"""

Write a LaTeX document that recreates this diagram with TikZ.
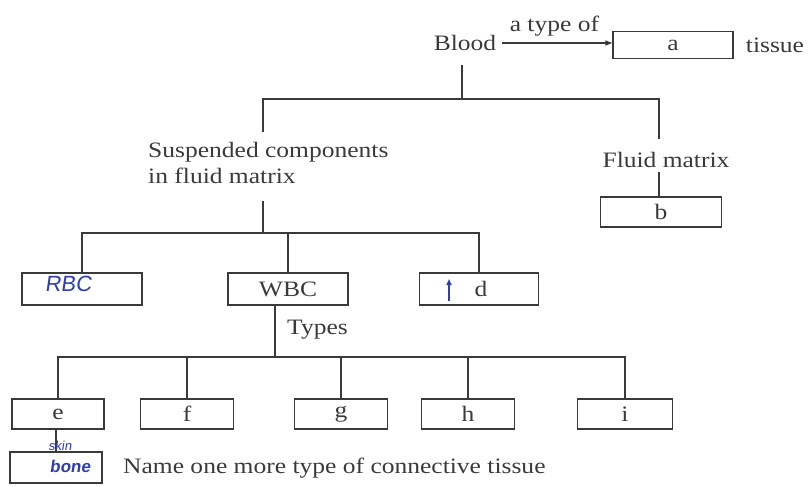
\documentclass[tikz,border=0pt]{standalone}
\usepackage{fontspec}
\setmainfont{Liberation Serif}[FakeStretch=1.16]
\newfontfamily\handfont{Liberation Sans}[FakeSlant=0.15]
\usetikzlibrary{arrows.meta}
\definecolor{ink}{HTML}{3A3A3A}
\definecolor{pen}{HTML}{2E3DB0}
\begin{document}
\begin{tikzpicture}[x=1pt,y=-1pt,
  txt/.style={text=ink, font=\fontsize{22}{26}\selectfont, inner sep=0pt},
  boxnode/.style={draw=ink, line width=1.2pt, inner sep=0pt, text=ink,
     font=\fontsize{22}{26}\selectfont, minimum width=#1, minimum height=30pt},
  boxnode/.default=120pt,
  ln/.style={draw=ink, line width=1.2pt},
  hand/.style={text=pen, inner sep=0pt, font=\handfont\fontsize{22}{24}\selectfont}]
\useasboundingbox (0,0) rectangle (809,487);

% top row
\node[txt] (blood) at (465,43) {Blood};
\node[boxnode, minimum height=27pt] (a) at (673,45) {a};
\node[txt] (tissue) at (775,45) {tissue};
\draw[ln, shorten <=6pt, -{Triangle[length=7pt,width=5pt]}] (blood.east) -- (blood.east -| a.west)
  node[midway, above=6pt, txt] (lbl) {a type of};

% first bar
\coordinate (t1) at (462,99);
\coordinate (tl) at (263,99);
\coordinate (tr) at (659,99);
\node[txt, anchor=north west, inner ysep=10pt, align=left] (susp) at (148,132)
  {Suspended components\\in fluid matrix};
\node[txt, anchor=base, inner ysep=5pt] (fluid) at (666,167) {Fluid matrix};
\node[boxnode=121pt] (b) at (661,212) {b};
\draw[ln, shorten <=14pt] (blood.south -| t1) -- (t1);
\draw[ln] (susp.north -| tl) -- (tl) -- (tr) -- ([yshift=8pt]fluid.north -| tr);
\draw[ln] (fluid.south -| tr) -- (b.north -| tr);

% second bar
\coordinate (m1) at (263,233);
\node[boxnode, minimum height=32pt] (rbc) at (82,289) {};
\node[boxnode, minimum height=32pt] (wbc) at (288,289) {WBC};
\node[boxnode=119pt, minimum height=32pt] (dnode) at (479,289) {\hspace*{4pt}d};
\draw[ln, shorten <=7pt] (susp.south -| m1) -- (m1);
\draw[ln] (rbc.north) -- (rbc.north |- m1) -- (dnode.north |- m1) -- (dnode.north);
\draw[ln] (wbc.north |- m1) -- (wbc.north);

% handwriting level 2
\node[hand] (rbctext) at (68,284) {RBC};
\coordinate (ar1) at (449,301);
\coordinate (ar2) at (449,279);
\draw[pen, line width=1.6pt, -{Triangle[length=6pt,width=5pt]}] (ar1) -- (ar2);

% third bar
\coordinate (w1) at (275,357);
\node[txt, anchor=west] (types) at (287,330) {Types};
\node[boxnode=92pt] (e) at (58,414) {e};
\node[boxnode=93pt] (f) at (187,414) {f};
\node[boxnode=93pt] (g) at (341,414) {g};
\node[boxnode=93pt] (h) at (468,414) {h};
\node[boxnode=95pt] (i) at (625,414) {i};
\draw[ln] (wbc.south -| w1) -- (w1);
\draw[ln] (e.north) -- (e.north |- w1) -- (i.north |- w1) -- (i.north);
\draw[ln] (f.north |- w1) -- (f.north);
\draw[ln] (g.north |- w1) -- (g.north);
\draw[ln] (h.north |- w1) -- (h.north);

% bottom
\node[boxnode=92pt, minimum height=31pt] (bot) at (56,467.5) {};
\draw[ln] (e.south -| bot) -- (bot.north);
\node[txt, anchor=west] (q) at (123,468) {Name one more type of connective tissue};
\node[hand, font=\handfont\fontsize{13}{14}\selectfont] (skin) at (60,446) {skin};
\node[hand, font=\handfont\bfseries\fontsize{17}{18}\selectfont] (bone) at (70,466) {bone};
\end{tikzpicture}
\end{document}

"""
"""

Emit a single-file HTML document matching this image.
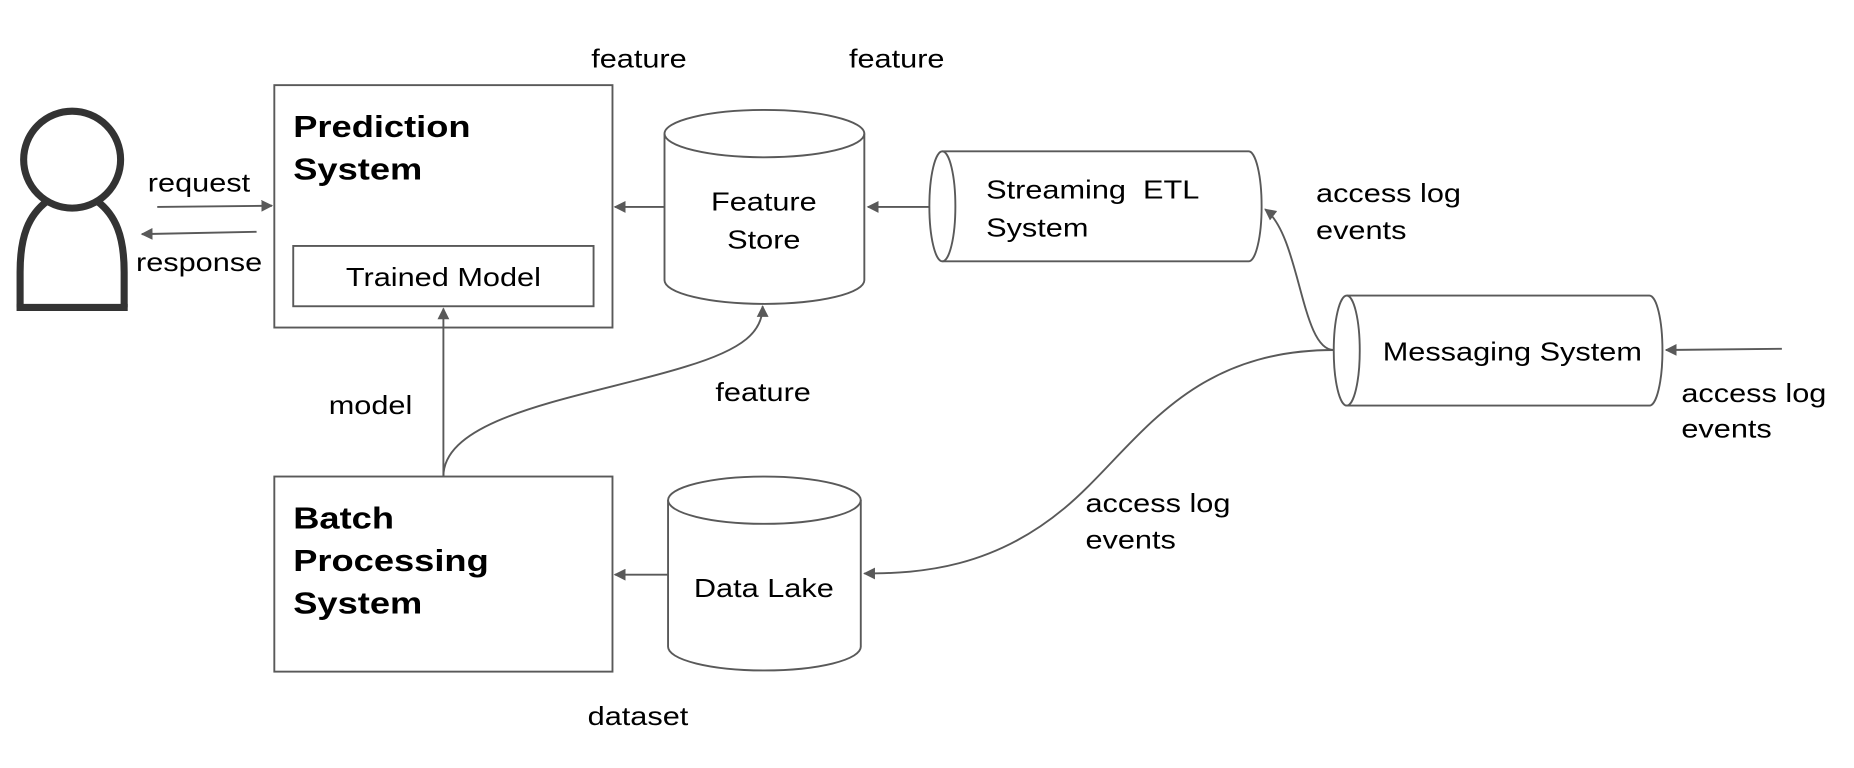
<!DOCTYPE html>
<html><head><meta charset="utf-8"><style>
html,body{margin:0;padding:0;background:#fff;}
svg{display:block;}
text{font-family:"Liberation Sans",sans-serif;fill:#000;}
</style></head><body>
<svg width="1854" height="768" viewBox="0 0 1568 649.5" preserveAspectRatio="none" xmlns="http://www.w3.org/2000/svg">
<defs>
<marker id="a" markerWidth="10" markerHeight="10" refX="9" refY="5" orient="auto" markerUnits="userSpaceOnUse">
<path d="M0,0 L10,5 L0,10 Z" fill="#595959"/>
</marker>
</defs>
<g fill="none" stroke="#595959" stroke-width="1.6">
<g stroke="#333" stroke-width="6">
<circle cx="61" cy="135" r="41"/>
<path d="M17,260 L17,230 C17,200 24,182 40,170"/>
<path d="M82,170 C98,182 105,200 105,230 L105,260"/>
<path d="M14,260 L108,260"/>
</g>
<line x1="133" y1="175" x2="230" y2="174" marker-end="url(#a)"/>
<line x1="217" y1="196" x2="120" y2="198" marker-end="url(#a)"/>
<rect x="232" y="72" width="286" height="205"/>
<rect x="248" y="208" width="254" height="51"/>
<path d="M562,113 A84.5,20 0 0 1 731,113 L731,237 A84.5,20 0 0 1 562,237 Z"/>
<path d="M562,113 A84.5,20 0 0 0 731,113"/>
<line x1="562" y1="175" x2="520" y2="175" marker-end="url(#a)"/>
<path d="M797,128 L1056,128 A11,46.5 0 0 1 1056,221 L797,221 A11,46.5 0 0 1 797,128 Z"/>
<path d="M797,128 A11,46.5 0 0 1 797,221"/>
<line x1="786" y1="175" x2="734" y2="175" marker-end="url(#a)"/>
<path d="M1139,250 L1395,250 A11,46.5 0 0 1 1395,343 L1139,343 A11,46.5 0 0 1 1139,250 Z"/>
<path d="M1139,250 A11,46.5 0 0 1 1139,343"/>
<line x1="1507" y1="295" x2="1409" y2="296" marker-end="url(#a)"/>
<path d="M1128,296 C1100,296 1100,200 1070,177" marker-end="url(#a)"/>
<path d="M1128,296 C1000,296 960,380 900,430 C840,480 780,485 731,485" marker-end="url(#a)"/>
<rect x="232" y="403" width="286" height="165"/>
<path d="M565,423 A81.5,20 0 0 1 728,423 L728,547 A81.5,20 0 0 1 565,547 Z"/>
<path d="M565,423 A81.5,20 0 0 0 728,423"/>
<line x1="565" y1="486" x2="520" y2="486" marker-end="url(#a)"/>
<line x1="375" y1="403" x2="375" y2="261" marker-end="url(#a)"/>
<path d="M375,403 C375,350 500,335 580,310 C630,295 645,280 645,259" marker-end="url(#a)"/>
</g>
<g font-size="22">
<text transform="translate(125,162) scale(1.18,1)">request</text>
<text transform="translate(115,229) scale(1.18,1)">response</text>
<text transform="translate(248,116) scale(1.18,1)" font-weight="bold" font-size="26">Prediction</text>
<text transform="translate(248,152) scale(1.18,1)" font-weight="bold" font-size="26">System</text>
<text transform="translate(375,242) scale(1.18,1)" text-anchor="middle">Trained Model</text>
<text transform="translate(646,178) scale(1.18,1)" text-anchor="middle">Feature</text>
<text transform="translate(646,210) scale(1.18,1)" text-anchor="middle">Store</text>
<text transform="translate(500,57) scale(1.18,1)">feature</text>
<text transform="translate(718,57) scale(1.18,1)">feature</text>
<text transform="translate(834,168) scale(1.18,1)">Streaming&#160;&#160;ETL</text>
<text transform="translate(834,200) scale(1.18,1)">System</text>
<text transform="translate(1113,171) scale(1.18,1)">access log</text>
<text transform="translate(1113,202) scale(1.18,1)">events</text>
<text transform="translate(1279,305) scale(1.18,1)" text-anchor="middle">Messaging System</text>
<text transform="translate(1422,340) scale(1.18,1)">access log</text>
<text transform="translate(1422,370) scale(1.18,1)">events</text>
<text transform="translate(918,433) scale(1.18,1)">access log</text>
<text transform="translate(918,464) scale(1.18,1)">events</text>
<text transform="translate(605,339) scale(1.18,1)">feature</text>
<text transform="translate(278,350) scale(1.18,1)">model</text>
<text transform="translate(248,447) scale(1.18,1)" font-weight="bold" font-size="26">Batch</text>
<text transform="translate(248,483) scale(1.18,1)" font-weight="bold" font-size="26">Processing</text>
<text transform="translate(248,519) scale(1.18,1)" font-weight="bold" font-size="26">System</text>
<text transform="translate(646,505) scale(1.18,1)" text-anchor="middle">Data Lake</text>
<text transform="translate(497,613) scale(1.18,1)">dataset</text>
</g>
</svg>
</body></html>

"""

TASK DESCRIPTION
Indicate how many lines of the material contain the string "this", giving the number and nothing more.

IN RESPONSE
2